What is expected:
Your task is to copy the listing exactly, with the pictures left out.
## Start Data block
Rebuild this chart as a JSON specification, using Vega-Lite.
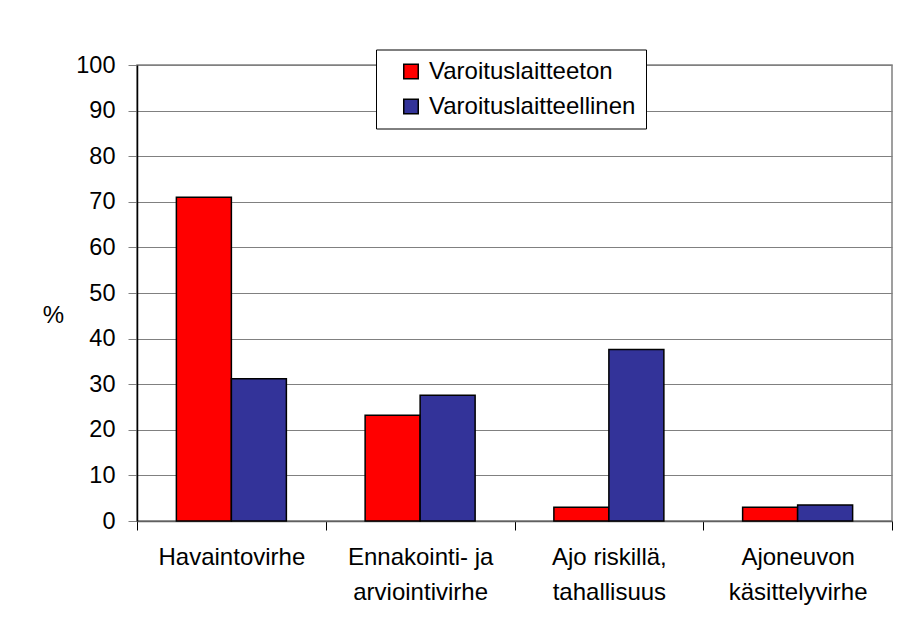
{
  "$schema": "https://vega.github.io/schema/vega-lite/v6.json",
  "width": 755,
  "height": 456,
  "autosize": "none",
  "padding": {"left": 137, "top": 65, "right": 25, "bottom": 98},
  "background": "white",
  "data": {
    "values": [
      {"virhe": "Havaintovirhe", "ryhma": "Varoituslaitteeton", "osuus": 71.0},
      {"virhe": "Havaintovirhe", "ryhma": "Varoituslaitteellinen", "osuus": 31.2},
      {"virhe": "Ennakointi- ja|arviointivirhe", "ryhma": "Varoituslaitteeton", "osuus": 23.2},
      {"virhe": "Ennakointi- ja|arviointivirhe", "ryhma": "Varoituslaitteellinen", "osuus": 27.6},
      {"virhe": "Ajo riskillä,|tahallisuus", "ryhma": "Varoituslaitteeton", "osuus": 3.0},
      {"virhe": "Ajo riskillä,|tahallisuus", "ryhma": "Varoituslaitteellinen", "osuus": 37.6},
      {"virhe": "Ajoneuvon|käsittelyvirhe", "ryhma": "Varoituslaitteeton", "osuus": 3.0},
      {"virhe": "Ajoneuvon|käsittelyvirhe", "ryhma": "Varoituslaitteellinen", "osuus": 3.5}
    ]
  },
  "mark": {"type": "bar", "stroke": "black", "strokeWidth": 1.5},
  "encoding": {
    "x": {
      "field": "virhe",
      "type": "nominal",
      "sort": null,
      "scale": {"paddingInner": 0, "paddingOuter": 0},
      "axis": {
        "title": null,
        "labelAngle": 0,
        "tickBand": "extent",
        "tickSize": 9,
        "tickColor": "black",
        "domainColor": "#606060",
        "domainWidth": 1.5,
        "grid": false,
        "labelExpr": "split(datum.label, '|')",
        "labelBaseline": "top",
        "labelLineHeight": 35,
        "labelPadding": 15,
        "labelFontSize": 24,
        "labelFont": "Liberation Sans",
        "labelColor": "black",
        "labelLimit": 300
      }
    },
    "xOffset": {
      "field": "ryhma",
      "type": "nominal",
      "sort": ["Varoituslaitteeton", "Varoituslaitteellinen"],
      "scale": {"paddingInner": 0, "paddingOuter": 0.716}
    },
    "y": {
      "field": "osuus",
      "type": "quantitative",
      "scale": {"domain": [0, 100], "nice": false},
      "axis": {
        "title": "%",
        "titleAngle": 0,
        "titleX": -84,
        "titleY": 250,
        "titleAlign": "center",
        "titleBaseline": "middle",
        "titleFont": "Liberation Sans",
        "titleFontSize": 24,
        "titleFontWeight": "normal",
        "titleColor": "black",
        "values": [0, 10, 20, 30, 40, 50, 60, 70, 80, 90, 100],
        "tickSize": 9,
        "tickColor": "#808080",
        "domainColor": "black",
        "domainWidth": 1.5,
        "gridColor": "#808080",
        "gridWidth": 1,
        "gridOpacity": 1,
        "labelPadding": 13,
        "labelFontSize": 23.5,
        "labelFont": "Liberation Sans",
        "labelColor": "black"
      }
    },
    "color": {
      "field": "ryhma",
      "type": "nominal",
      "sort": ["Varoituslaitteeton", "Varoituslaitteellinen"],
      "scale": {"domain": ["Varoituslaitteeton", "Varoituslaitteellinen"], "range": ["#FF0000", "#333399"]},
      "legend": {
        "title": null,
        "orient": "none",
        "legendX": 239,
        "legendY": -15.5,
        "direction": "vertical",
        "fillColor": "white",
        "strokeColor": "black",
        "padding": 10,
        "symbolOffset": 13,
        "symbolType": "square",
        "symbolSize": 210,
        "symbolStrokeColor": "black",
        "symbolStrokeWidth": 1.5,
        "symbolOpacity": 1,
        "labelFont": "Liberation Sans",
        "labelFontSize": 24,
        "labelColor": "black",
        "labelOffset": 6,
        "rowPadding": 11,
        "labelLimit": 400
      }
    }
  },
  "config": {
    "view": {"stroke": "#808080", "strokeWidth": 1.5}
  }
}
## End Data block
Exercise answer:
Rebuild this chart as a JSON specification, using Vega-Lite.
{
  "$schema": "https://vega.github.io/schema/vega-lite/v6.json",
  "width": 755,
  "height": 456,
  "autosize": "none",
  "padding": {"left": 137, "top": 65, "right": 25, "bottom": 98},
  "background": "white",
  "data": {
    "values": [
      {"virhe": "Havaintovirhe", "ryhma": "Varoituslaitteeton", "osuus": 71.0},
      {"virhe": "Havaintovirhe", "ryhma": "Varoituslaitteellinen", "osuus": 31.2},
      {"virhe": "Ennakointi- ja|arviointivirhe", "ryhma": "Varoituslaitteeton", "osuus": 23.2},
      {"virhe": "Ennakointi- ja|arviointivirhe", "ryhma": "Varoituslaitteellinen", "osuus": 27.6},
      {"virhe": "Ajo riskillä,|tahallisuus", "ryhma": "Varoituslaitteeton", "osuus": 3.0},
      {"virhe": "Ajo riskillä,|tahallisuus", "ryhma": "Varoituslaitteellinen", "osuus": 37.6},
      {"virhe": "Ajoneuvon|käsittelyvirhe", "ryhma": "Varoituslaitteeton", "osuus": 3.0},
      {"virhe": "Ajoneuvon|käsittelyvirhe", "ryhma": "Varoituslaitteellinen", "osuus": 3.5}
    ]
  },
  "mark": {"type": "bar", "stroke": "black", "strokeWidth": 1.5},
  "encoding": {
    "x": {
      "field": "virhe",
      "type": "nominal",
      "sort": null,
      "scale": {"paddingInner": 0, "paddingOuter": 0},
      "axis": {
        "title": null,
        "labelAngle": 0,
        "tickBand": "extent",
        "tickSize": 9,
        "tickColor": "black",
        "domainColor": "#606060",
        "domainWidth": 1.5,
        "grid": false,
        "labelExpr": "split(datum.label, '|')",
        "labelBaseline": "top",
        "labelLineHeight": 35,
        "labelPadding": 15,
        "labelFontSize": 24,
        "labelFont": "Liberation Sans",
        "labelColor": "black",
        "labelLimit": 300
      }
    },
    "xOffset": {
      "field": "ryhma",
      "type": "nominal",
      "sort": ["Varoituslaitteeton", "Varoituslaitteellinen"],
      "scale": {"paddingInner": 0, "paddingOuter": 0.716}
    },
    "y": {
      "field": "osuus",
      "type": "quantitative",
      "scale": {"domain": [0, 100], "nice": false},
      "axis": {
        "title": "%",
        "titleAngle": 0,
        "titleX": -84,
        "titleY": 250,
        "titleAlign": "center",
        "titleBaseline": "middle",
        "titleFont": "Liberation Sans",
        "titleFontSize": 24,
        "titleFontWeight": "normal",
        "titleColor": "black",
        "values": [0, 10, 20, 30, 40, 50, 60, 70, 80, 90, 100],
        "tickSize": 9,
        "tickColor": "#808080",
        "domainColor": "black",
        "domainWidth": 1.5,
        "gridColor": "#808080",
        "gridWidth": 1,
        "gridOpacity": 1,
        "labelPadding": 13,
        "labelFontSize": 23.5,
        "labelFont": "Liberation Sans",
        "labelColor": "black"
      }
    },
    "color": {
      "field": "ryhma",
      "type": "nominal",
      "sort": ["Varoituslaitteeton", "Varoituslaitteellinen"],
      "scale": {"domain": ["Varoituslaitteeton", "Varoituslaitteellinen"], "range": ["#FF0000", "#333399"]},
      "legend": {
        "title": null,
        "orient": "none",
        "legendX": 239,
        "legendY": -15.5,
        "direction": "vertical",
        "fillColor": "white",
        "strokeColor": "black",
        "padding": 10,
        "symbolOffset": 13,
        "symbolType": "square",
        "symbolSize": 210,
        "symbolStrokeColor": "black",
        "symbolStrokeWidth": 1.5,
        "symbolOpacity": 1,
        "labelFont": "Liberation Sans",
        "labelFontSize": 24,
        "labelColor": "black",
        "labelOffset": 6,
        "rowPadding": 11,
        "labelLimit": 400
      }
    }
  },
  "config": {
    "view": {"stroke": "#808080", "strokeWidth": 1.5}
  }
}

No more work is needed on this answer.